Drop the pictures and give back word for word the lines from the line holding "Output the Python" to the line holding "p.yaxis.axis_label_standoff = 10", both included.

Charts and diagrams as code:
____
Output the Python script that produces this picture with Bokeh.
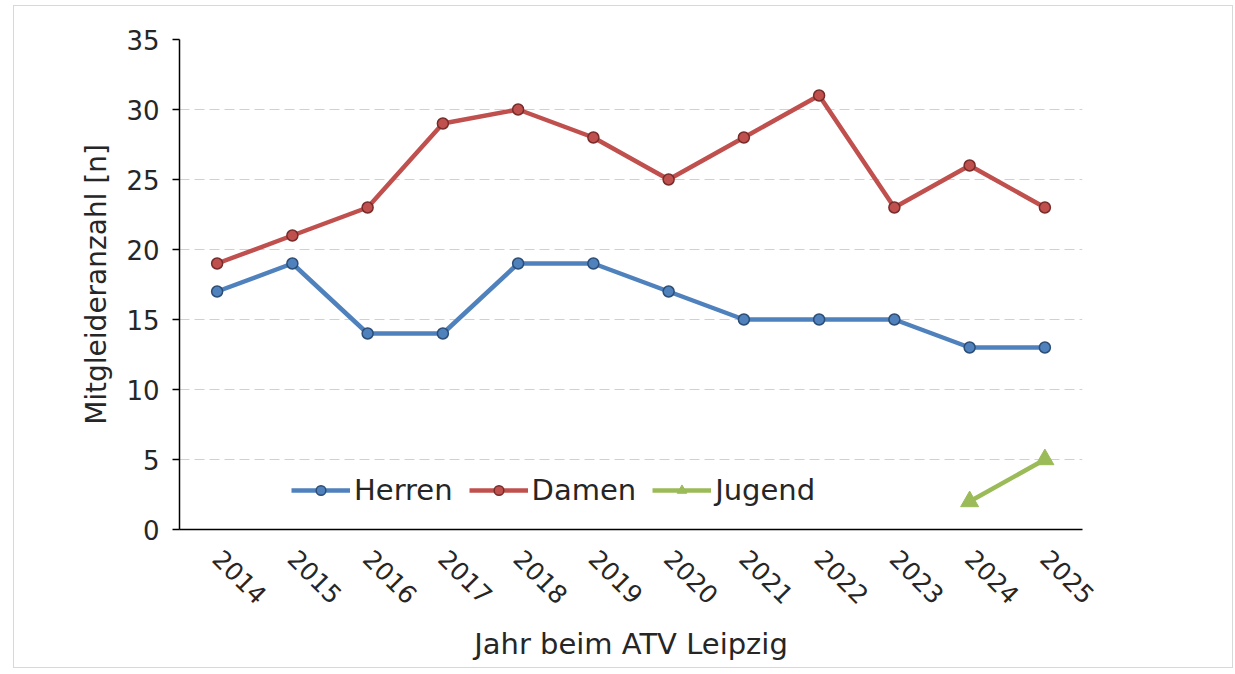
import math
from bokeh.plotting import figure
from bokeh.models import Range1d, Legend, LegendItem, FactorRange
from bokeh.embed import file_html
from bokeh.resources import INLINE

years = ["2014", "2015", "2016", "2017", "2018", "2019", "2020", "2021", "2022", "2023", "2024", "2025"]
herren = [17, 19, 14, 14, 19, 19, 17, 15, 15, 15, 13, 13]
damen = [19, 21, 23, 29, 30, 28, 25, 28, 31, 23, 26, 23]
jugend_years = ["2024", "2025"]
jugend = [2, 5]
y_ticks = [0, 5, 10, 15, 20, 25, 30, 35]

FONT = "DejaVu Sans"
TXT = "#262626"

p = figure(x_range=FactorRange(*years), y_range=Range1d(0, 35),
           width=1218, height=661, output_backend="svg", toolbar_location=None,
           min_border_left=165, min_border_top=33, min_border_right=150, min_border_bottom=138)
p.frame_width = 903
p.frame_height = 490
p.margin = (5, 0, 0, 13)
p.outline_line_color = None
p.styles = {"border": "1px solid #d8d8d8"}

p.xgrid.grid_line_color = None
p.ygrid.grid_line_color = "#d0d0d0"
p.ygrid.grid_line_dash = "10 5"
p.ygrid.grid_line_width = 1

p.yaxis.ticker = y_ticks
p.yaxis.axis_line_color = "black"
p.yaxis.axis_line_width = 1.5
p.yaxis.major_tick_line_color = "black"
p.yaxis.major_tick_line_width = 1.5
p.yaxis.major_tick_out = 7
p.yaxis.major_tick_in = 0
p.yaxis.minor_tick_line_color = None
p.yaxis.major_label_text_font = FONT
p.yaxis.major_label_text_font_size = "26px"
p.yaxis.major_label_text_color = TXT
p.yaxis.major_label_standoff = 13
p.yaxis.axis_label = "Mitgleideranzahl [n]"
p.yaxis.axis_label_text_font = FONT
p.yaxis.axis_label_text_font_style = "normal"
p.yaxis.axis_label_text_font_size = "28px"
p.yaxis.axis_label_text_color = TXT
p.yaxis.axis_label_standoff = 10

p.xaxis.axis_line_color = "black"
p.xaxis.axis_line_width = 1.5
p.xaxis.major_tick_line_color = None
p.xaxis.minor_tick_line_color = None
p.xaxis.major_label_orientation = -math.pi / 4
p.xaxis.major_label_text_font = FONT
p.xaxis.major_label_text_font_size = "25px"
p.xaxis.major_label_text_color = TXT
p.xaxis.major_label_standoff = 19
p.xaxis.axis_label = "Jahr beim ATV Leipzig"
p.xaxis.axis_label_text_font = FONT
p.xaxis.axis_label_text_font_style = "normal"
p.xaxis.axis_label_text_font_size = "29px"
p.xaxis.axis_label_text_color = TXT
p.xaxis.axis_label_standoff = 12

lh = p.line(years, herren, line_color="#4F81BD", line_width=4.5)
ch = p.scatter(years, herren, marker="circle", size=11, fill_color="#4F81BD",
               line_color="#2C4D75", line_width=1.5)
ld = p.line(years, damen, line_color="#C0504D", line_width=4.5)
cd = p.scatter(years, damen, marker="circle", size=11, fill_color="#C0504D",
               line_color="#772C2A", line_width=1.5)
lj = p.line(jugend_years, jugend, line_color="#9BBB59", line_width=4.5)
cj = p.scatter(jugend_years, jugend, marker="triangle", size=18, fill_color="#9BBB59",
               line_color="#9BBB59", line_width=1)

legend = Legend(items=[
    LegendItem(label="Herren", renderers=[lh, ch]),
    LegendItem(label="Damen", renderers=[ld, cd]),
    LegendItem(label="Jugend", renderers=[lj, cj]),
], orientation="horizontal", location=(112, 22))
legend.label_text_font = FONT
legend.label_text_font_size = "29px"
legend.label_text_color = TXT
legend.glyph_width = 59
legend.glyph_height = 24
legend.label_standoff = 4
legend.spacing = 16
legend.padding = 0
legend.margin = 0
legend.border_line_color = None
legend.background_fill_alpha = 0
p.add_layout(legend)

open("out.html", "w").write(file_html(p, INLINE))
____
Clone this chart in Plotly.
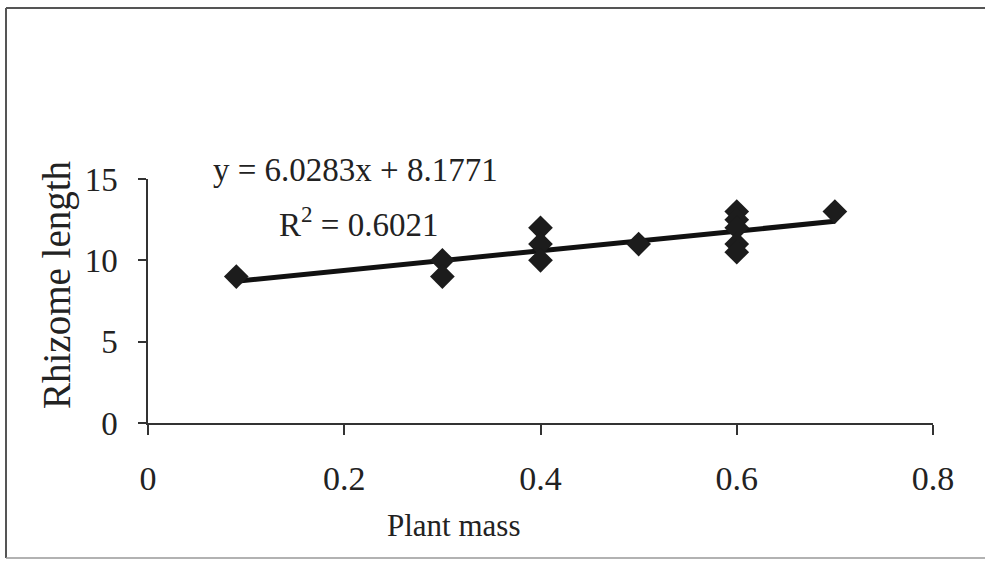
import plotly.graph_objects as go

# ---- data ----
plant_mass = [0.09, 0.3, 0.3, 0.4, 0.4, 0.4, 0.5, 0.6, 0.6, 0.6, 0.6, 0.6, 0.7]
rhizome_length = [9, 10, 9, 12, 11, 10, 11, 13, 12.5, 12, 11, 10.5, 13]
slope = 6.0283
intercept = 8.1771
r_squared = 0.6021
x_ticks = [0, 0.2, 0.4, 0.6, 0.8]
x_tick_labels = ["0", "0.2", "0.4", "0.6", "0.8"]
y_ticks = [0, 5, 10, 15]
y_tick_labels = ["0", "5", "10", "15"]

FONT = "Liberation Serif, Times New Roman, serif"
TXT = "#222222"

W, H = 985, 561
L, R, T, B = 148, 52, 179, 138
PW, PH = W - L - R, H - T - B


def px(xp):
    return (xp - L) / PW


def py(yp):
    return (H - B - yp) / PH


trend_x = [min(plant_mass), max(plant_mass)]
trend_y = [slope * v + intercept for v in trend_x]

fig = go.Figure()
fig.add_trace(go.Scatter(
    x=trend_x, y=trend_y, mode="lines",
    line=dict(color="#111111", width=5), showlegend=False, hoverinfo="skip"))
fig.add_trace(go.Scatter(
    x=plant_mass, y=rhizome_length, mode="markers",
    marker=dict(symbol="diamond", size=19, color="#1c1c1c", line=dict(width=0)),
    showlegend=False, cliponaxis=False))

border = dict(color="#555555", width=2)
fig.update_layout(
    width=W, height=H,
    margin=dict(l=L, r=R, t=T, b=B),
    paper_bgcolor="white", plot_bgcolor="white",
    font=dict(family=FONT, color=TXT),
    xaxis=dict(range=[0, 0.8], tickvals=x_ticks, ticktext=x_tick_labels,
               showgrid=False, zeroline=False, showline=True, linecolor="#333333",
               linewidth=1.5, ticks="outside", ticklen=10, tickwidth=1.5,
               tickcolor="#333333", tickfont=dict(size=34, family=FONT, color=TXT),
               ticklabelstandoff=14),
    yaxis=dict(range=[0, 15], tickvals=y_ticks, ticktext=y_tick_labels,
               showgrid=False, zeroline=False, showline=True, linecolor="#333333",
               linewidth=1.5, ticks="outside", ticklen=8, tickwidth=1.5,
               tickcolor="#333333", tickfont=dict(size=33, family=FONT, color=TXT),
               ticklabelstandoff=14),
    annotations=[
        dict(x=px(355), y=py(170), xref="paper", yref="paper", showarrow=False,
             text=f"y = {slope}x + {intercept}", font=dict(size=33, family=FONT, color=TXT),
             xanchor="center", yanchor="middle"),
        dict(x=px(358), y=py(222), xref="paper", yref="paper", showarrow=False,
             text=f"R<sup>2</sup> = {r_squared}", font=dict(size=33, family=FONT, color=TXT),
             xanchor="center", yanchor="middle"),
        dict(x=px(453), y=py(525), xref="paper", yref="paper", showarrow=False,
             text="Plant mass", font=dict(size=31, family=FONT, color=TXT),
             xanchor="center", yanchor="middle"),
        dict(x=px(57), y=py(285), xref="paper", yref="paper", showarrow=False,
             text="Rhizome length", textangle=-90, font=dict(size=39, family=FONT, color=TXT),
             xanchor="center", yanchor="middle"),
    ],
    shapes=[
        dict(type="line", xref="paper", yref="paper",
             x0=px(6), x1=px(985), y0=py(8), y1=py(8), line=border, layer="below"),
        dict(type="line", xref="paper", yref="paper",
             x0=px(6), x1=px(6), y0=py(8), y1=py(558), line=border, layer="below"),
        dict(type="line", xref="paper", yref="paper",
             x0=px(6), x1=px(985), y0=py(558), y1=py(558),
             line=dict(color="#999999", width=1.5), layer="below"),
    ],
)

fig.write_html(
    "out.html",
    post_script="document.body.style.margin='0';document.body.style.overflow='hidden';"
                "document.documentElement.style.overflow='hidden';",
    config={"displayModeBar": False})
____
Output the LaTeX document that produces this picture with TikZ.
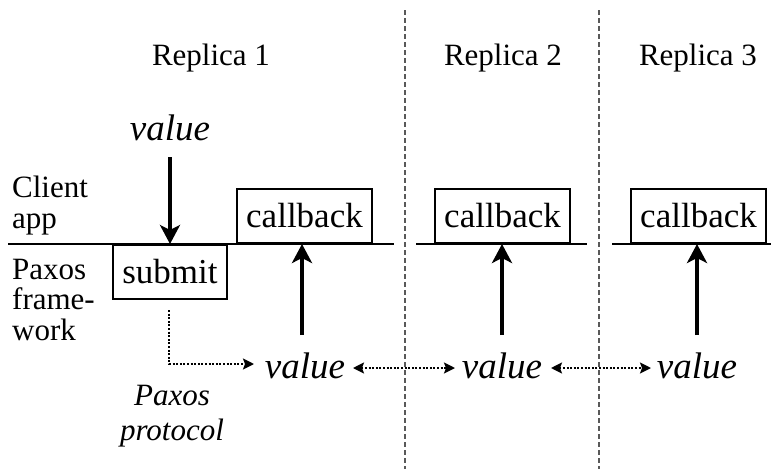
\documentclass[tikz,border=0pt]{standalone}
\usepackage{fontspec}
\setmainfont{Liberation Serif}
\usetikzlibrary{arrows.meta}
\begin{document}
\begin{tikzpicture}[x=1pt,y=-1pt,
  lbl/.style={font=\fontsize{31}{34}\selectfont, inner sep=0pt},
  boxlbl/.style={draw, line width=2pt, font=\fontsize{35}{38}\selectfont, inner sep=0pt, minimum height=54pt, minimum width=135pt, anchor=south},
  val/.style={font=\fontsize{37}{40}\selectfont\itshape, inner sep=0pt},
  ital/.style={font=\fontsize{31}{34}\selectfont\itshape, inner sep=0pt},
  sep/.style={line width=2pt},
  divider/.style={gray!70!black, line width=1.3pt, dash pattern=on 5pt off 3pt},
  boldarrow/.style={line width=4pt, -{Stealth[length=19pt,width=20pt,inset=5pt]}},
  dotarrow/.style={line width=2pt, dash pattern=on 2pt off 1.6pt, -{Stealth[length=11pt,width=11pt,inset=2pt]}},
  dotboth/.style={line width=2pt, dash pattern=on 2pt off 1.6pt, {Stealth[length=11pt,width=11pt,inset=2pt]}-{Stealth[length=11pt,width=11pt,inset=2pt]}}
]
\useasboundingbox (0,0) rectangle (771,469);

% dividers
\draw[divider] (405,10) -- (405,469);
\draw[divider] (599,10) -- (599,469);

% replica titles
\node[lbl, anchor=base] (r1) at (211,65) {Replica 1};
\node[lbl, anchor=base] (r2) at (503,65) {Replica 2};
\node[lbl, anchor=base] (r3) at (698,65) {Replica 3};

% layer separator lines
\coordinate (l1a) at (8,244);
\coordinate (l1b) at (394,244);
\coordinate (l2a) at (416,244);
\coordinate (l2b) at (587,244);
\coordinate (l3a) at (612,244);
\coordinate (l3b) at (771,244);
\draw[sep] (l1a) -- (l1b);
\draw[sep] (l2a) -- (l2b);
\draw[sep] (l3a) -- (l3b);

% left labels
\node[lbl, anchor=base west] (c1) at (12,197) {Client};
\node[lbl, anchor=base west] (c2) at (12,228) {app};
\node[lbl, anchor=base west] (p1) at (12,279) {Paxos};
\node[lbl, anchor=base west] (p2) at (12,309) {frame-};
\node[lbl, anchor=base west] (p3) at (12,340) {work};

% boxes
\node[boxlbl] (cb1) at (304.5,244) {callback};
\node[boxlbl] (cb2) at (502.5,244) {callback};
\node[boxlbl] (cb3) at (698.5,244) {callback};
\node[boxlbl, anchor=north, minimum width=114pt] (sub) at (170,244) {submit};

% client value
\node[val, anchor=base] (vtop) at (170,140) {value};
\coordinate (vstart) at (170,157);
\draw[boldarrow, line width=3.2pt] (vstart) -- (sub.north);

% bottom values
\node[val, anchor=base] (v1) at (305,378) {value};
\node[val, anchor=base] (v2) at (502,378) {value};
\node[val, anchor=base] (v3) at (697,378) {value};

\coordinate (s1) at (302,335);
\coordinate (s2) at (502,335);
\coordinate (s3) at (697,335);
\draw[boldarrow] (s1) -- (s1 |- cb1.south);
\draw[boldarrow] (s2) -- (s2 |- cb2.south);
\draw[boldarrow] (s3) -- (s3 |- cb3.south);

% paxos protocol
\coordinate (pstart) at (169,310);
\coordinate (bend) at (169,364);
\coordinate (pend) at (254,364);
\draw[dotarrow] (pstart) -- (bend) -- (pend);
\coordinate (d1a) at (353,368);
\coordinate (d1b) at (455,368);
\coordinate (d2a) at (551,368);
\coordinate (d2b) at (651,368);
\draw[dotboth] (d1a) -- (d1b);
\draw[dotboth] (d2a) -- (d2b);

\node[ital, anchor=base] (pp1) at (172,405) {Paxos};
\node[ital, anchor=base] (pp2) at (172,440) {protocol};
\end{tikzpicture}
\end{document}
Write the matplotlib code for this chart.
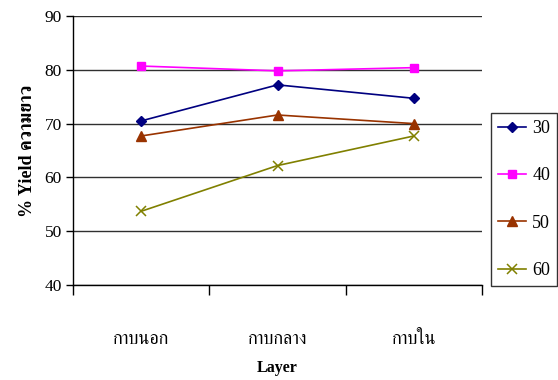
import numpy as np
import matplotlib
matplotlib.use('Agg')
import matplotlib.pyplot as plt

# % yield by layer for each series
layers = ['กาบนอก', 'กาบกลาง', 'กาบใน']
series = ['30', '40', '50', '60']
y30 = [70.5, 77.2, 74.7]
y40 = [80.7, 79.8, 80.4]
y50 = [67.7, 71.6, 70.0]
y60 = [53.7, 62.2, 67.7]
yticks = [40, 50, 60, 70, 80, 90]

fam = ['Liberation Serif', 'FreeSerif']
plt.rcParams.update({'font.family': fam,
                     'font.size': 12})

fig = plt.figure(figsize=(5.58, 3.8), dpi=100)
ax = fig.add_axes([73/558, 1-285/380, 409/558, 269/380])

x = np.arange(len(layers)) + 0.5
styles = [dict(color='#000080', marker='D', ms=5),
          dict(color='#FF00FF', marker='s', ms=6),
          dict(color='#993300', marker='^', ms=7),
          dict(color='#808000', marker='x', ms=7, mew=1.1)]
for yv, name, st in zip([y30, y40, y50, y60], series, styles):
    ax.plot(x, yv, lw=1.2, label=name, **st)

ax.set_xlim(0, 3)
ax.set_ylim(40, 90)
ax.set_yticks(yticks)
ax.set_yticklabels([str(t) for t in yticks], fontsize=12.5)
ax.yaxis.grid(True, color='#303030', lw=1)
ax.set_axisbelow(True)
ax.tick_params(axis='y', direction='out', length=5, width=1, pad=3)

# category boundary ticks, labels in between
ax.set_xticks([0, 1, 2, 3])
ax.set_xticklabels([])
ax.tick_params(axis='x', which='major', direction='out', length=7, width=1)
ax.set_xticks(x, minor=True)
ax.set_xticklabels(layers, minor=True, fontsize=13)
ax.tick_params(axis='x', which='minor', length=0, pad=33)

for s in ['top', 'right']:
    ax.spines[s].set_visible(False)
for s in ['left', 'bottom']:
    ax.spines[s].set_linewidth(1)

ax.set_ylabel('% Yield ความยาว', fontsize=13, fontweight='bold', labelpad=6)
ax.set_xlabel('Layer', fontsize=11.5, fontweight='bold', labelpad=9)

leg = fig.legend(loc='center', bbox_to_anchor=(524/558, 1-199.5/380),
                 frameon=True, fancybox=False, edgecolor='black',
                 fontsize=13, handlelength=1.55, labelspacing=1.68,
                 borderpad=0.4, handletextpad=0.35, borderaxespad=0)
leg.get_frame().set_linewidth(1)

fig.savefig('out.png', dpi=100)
____
■ Complete response
Output the Python script that produces this picture with Bokeh.
import math
from bokeh.plotting import figure
from bokeh.models import Range1d, Legend, LegendItem, FactorRange
from bokeh.embed import file_html
from bokeh.resources import INLINE

years = ["2014", "2015", "2016", "2017", "2018", "2019", "2020", "2021", "2022", "2023", "2024", "2025"]
herren = [17, 19, 14, 14, 19, 19, 17, 15, 15, 15, 13, 13]
damen = [19, 21, 23, 29, 30, 28, 25, 28, 31, 23, 26, 23]
jugend_years = ["2024", "2025"]
jugend = [2, 5]
y_ticks = [0, 5, 10, 15, 20, 25, 30, 35]

FONT = "DejaVu Sans"
TXT = "#262626"

p = figure(x_range=FactorRange(*years), y_range=Range1d(0, 35),
           width=1218, height=661, output_backend="svg", toolbar_location=None,
           min_border_left=165, min_border_top=33, min_border_right=150, min_border_bottom=138)
p.frame_width = 903
p.frame_height = 490
p.margin = (5, 0, 0, 13)
p.outline_line_color = None
p.styles = {"border": "1px solid #d8d8d8"}

p.xgrid.grid_line_color = None
p.ygrid.grid_line_color = "#d0d0d0"
p.ygrid.grid_line_dash = "10 5"
p.ygrid.grid_line_width = 1

p.yaxis.ticker = y_ticks
p.yaxis.axis_line_color = "black"
p.yaxis.axis_line_width = 1.5
p.yaxis.major_tick_line_color = "black"
p.yaxis.major_tick_line_width = 1.5
p.yaxis.major_tick_out = 7
p.yaxis.major_tick_in = 0
p.yaxis.minor_tick_line_color = None
p.yaxis.major_label_text_font = FONT
p.yaxis.major_label_text_font_size = "26px"
p.yaxis.major_label_text_color = TXT
p.yaxis.major_label_standoff = 13
p.yaxis.axis_label = "Mitgleideranzahl [n]"
p.yaxis.axis_label_text_font = FONT
p.yaxis.axis_label_text_font_style = "normal"
p.yaxis.axis_label_text_font_size = "28px"
p.yaxis.axis_label_text_color = TXT
p.yaxis.axis_label_standoff = 10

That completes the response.